Recently I took delivery of an inspection sample provided by Relentless Performance here. As most of you know, this is the product repped in the UK here, but it's every bit as available Stateside.
I have followed the various threads covering this product sufficiently to come to one conclusion: I don't like all that glowy, heat-generating business. So I knew I'd be immediately tinkering with modding the thing. Firstly, though, we gave it a test fit to a spare cylinder head:
Clearances were good and the flanges were flat. So it passed one test that its Ebay "equivalent" absolutely did NOT. Clearly, the V3 is the Real McCoy. Having passed that test, I set to getting it ceramic-coated.
Into the sandblaster:
Post-sandblast surface, ready for ceramic:
We applied our everyday-grey thermal barrier to the unit, with the following result:
Lovely, eh? Well, it's non-descript. And that's a good thing, because it's a honking-big piece. With preparation done, it was time to install.

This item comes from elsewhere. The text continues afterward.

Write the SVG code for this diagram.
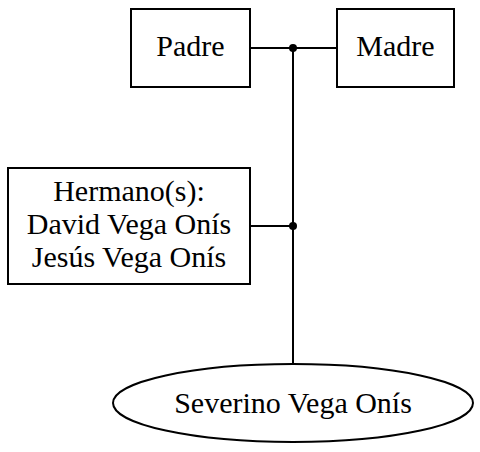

Coincidentally our test car was under the knife for clutch work, so with the sub-frame and transmission out, it was a good opportunity to undertake it. And by "under" I mean, install from underneath.
These pictures illustrate the "easy" portion of the installation. What followed was the challenging turbo-manifold flange. Good grief that one bolt hole directly under a runner is very difficult. But the TT225 has less room to work in than does a Mk4 or A3/S3. So this was probably the toughest of workspaces. But here we are with the whole works together.
The downpipe connected just as it should, and the clearances for oil/coolant lines were excellent. Lastly, the TIP also fit as before, albeit a bit snug around the ESP hardware.
With everything buttoned back up in the bay I was pleasantly surprised by the unobtrusiveness of the thing. My impressions of others' finished products had led to think it was really, well, ugly. But not so. With all the other eye-candy under the hood, it simply disappears.
At startup, we of course got the usual billow of smoke coming off the dirtied metal tubing (when you see that yourself, don't panic! It's not an indication of a leak). Since it was very late at the shop performing the install, the space was otherwise quiet. So one thing was immediately apparent: it sounds LOVELY. There is undoubtedly a change in exhaust note from the cast iron stock manifold. But what's surprising is a complete lack of metallic rasp that I'd expected. Instead, ForceFed's workspace was filled with the mellifluous growl of a jungle cat! Suddenly, the nightmare of that flange stud was forgotten. On sound alone, it's a winner.
On the drive home, owing to the late hour and a fresh clutch, the turbo and manifold were tightly reined in. But at highway speed, the new exhaust tone was equally pleasant. Quiet. Undoubtedly quieter than the stock manifold (paired to a 42 Draft Designs 3" system) and absolutely free of "drone". The manifold's out-of-car horsey appearance is without a doubt misleading. This thing is stealthy.
But how about power? How's it compare to the stock unit there? These questions I will be able to answer shortly. And with a great deal of data (logging is kind of my thing). But we're off to a great start.